There are no strict requirements on multiple source reference images for interpreting sample data, because what the MCRF post-classification method needs are just the land cover/use class labels of some sample pixels rather than the whole images. So, reference images can include the original image for pre-classification, images at the same or similar resolutions and images with finer resolutions. Fine-resolution images are better for discerning the land cover/use classes of sample pixels. While widely-used classifiers mainly use spectral values for classification, human eye can utilize much more information (such as context information) to discern the land cover/use class of a pixel in an image. So, human eye observation may discern the correct land cover/use classes of many pixels in an image, even if some of them cannot be correctly classified in a classification. As long as the landscape did not change substantially (i.e., the nature of land cover/use did not change) in the study area during the time change, reference images at similar time or even in different seasons are suitable to use.

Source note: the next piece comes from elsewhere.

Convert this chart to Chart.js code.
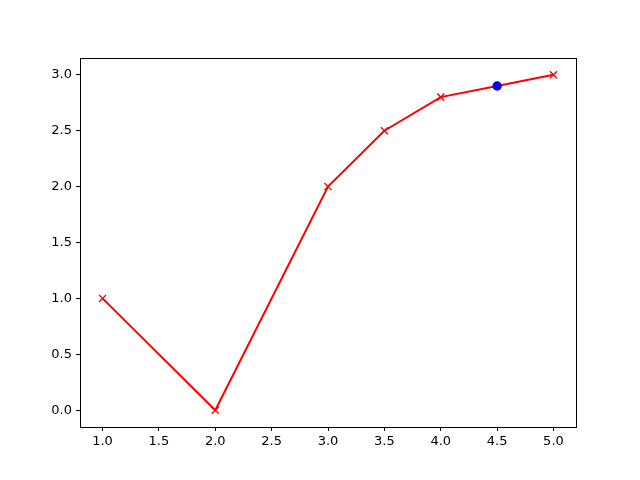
<!DOCTYPE html>
<html>
<head>
    <script src="https://cdn.jsdelivr.net/npm/chart.js@4"></script>
    <style>
        body { margin: 0; background: #fff; }
        #wrap { width: 640px; height: 480px; }
    </style>
</head>
<body>
    <div id="wrap"><canvas id="myChart"></canvas></div>
    <script>
        // data
        const xValues = [1, 2, 3, 3.5, 4, 4.5, 5];
        const yValues = [1, 0, 2, 2.5, 2.8, 2.9, 3];
        const highlightX = 4.5;   // the one point drawn as a blue dot
        const xTicks = [1.0, 1.5, 2.0, 2.5, 3.0, 3.5, 4.0, 4.5, 5.0];
        const yTicks = [0.0, 0.5, 1.0, 1.5, 2.0, 2.5, 3.0];

        const points = xValues.map((x, i) => ({ x: x, y: yValues[i] }));
        const isHi = ctx => ctx.raw && ctx.raw.x === highlightX;

        // box round the plot area, like matplotlib's spines
        const frame = {
            id: 'frame',
            afterDatasetsDraw(chart) {
                const a = chart.chartArea;
                const c = chart.ctx;
                c.save();
                c.strokeStyle = '#000';
                c.lineWidth = 1;
                c.strokeRect(Math.round(a.left) + 0.5, Math.round(a.top) + 0.5,
                    Math.round(a.right - a.left), Math.round(a.bottom - a.top));
                c.restore();
            }
        };

        const tickFont = { family: 'DejaVu Sans', size: 13 };

        new Chart(document.getElementById('myChart'), {
            type: 'scatter',
            data: {
                datasets: [{
                    data: points,
                    showLine: true,
                    borderColor: '#ff0000',
                    borderWidth: 2,
                    pointStyle: ctx => isHi(ctx) ? 'circle' : 'crossRot',
                    pointRadius: ctx => isHi(ctx) ? 4 : 5,
                    pointBorderColor: ctx => isHi(ctx) ? '#0000ff' : '#ff0000',
                    pointBackgroundColor: ctx => isHi(ctx) ? '#0000ff' : '#ff0000',
                    pointBorderWidth: 1.4,
                    clip: false
                }]
            },
            options: {
                responsive: true,
                maintainAspectRatio: false,
                animation: false,
                layout: { padding: { top: 58, right: 64, left: 0, bottom: 0 } },
                plugins: { legend: { display: false }, tooltip: { enabled: false } },
                scales: {
                    x: {
                        type: 'linear',
                        min: 0.8,
                        max: 5.2,
                        afterBuildTicks: s => { s.ticks = xTicks.map(v => ({ value: v })); },
                        afterFit: s => { s.height = 53; },
                        grid: { drawOnChartArea: false, drawTicks: true, tickLength: 4, color: '#000' },
                        border: { color: '#000' },
                        ticks: { color: '#000', font: tickFont, padding: 3, maxRotation: 0,
                            callback: v => v.toFixed(1) }
                    },
                    y: {
                        type: 'linear',
                        min: -0.15,
                        max: 3.15,
                        afterBuildTicks: s => { s.ticks = yTicks.map(v => ({ value: v })); },
                        afterFit: s => { s.width = 80; },
                        grid: { drawOnChartArea: false, drawTicks: true, tickLength: 4, color: '#000' },
                        border: { color: '#000' },
                        ticks: { color: '#000', font: tickFont, padding: 4,
                            callback: v => v.toFixed(1) }
                    }
                }
            },
            plugins: [frame]
        });
    </script>
</body>
</html>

In case some pre-selected pixels cannot be clearly discerned, they can be discarded or alternative discernable pixels at nearby places can be used. If one source (e.g., Google satellite imagery) is not sufficient for interpreting sample data, more data sources may be used. So, this sample data expert-interpretation process seems ambiguous but in fact it is practical, given the availability of many online and offline data sources at the present time.

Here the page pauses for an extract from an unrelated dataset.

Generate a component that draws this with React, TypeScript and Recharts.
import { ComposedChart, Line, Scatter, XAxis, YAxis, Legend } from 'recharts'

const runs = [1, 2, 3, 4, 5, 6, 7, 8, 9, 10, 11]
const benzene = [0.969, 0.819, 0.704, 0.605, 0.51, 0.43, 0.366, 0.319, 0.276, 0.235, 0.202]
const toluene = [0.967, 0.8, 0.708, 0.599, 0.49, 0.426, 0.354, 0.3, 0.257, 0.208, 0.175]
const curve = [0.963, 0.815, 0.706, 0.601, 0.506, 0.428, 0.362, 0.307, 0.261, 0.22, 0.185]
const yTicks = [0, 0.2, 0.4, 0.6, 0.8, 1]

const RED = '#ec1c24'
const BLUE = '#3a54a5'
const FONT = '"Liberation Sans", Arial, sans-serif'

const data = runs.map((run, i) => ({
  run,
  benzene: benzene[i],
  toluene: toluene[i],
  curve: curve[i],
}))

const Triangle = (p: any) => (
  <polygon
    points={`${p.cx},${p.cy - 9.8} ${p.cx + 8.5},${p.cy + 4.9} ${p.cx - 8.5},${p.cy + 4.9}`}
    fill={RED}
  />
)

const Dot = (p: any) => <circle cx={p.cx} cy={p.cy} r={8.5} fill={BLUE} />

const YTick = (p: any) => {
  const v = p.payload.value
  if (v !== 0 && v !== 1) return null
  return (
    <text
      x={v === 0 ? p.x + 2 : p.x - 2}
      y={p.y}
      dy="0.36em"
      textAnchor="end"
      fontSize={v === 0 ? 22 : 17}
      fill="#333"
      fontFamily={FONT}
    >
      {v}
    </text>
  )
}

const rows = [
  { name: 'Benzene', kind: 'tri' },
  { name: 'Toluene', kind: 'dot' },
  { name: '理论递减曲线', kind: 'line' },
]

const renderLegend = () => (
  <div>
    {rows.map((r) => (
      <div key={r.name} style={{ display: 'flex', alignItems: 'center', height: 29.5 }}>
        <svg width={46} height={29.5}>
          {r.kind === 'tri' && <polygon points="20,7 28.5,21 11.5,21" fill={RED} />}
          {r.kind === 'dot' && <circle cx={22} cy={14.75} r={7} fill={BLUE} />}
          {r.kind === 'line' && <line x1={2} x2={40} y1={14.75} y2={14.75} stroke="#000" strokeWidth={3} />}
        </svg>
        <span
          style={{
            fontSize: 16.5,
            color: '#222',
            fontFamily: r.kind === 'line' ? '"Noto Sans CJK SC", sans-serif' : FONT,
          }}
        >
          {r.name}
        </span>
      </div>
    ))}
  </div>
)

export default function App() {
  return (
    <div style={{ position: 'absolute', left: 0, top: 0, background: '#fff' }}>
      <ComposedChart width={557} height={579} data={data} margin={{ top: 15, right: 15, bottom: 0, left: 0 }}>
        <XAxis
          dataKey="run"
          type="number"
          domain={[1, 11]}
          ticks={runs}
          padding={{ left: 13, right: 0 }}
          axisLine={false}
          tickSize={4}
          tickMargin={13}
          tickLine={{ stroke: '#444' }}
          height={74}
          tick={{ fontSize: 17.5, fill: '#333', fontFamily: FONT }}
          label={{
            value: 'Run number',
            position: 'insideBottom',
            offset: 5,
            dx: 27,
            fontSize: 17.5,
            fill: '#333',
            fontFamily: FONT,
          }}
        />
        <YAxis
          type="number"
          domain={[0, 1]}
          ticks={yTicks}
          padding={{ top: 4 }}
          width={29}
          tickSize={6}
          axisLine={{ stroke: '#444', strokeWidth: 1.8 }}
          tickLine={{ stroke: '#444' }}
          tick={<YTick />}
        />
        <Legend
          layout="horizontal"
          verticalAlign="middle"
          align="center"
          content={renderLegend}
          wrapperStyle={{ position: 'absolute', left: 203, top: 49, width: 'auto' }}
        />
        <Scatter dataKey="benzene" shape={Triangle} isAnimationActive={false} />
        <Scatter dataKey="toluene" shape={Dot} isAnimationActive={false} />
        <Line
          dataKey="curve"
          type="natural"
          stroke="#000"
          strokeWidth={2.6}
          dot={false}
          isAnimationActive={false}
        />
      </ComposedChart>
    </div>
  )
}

One limitation of the MCRF post-classification method is that interpreting the needed sample dataset from multiple sources for performing co-simulation may be somewhat time consuming. Currently, this is the main overhead for improving land use/cover classification quality using the MCRF approach. Although a higher density of expert-interpreted sample data may result in larger accuracy improvement in post-classification, the accuracy improvement rate quickly decreases with increasing density of sample data, as demonstrated by Li et al. [
40] and Zhang et al. [
42]. Therefore, the basic requirement for the number of expert-interpreted sample data is that they should suit the estimation of reliable parameters for MCRF co-simulation.